In this context, investors interpretated data showing unexpected strength in the economy—particularly in the labor market—as making it likely that the FOMC would need to make larger increases in its target for the federal fund rate. The higher interest rates go, the more likely that the U.S. economy will enter an economic recession. During recessions, as production, income, and employment decline, firms typically experience lower profits or even suffer losses. So, a good JOLTS report could send stock prices falling because news that the labor market was stronger than expected increased the likelihood that the FOMC’s actions would push the economy into a recession, reducing profits. Or as the Wall Street Journal column quoted earlier put it:

“So Tuesday’s [JOLTS] report was good news for workers, but not such good news for stock investors. It made another 0.75-percentage-point rate increase [in the target for the federal funds rate] from the Fed when policy makers meet next month seem increasingly likely, while also strengthening the case that the Fed will keep raising rates well into next year. Stocks sold off sharply following the report’s release.”

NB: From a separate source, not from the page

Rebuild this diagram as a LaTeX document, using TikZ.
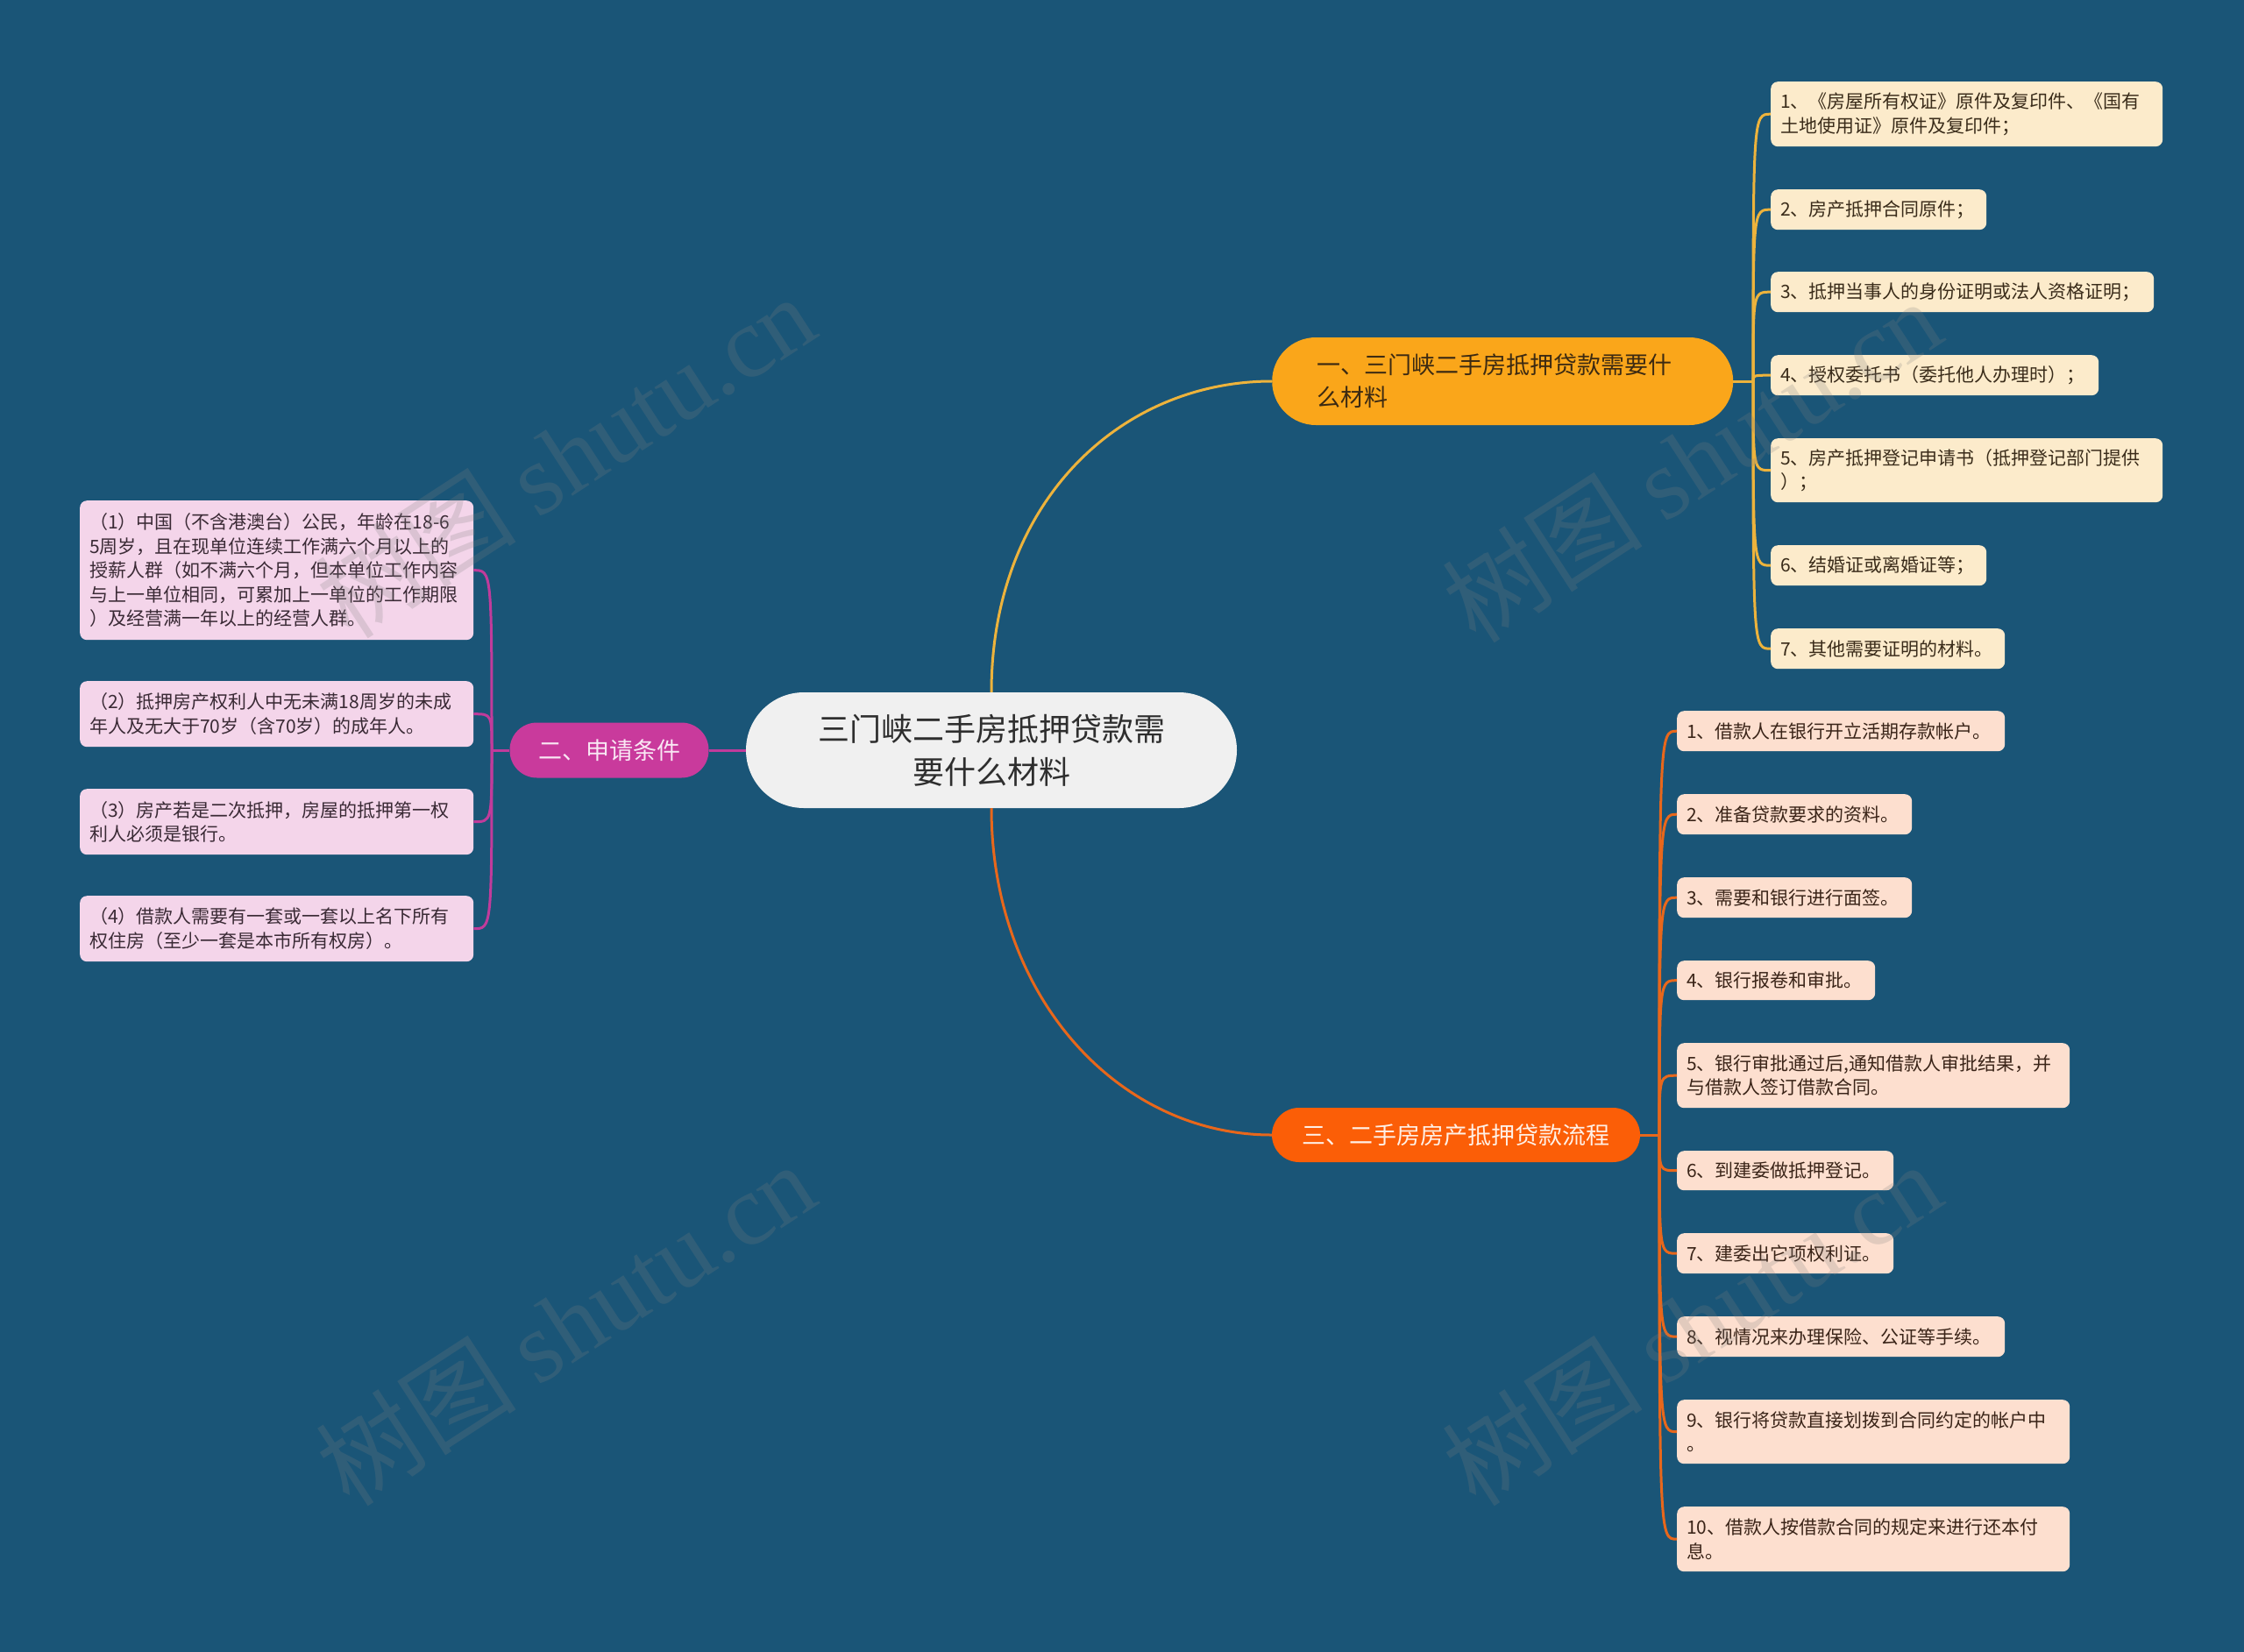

Sources: U.S. Bureau of Labor Statistics, “Job Openings and Labor Turnover–July 2022,” bls.gov, August 30, 2022; Justin Lahart, “Why Stocks Got Jolted,” Wall Street Journal, August 30, 2022; Jerome H. Powell, “Monetary Policy and Price Stability,” speech at “Reassessing Constraints on the Economy and Policy,” an economic policy symposium sponsored by the Federal Reserve Bank of Kansas City, Jackson Hole, Wyoming, August 26, 2022; and Federal Reserve Bank of St. Louis.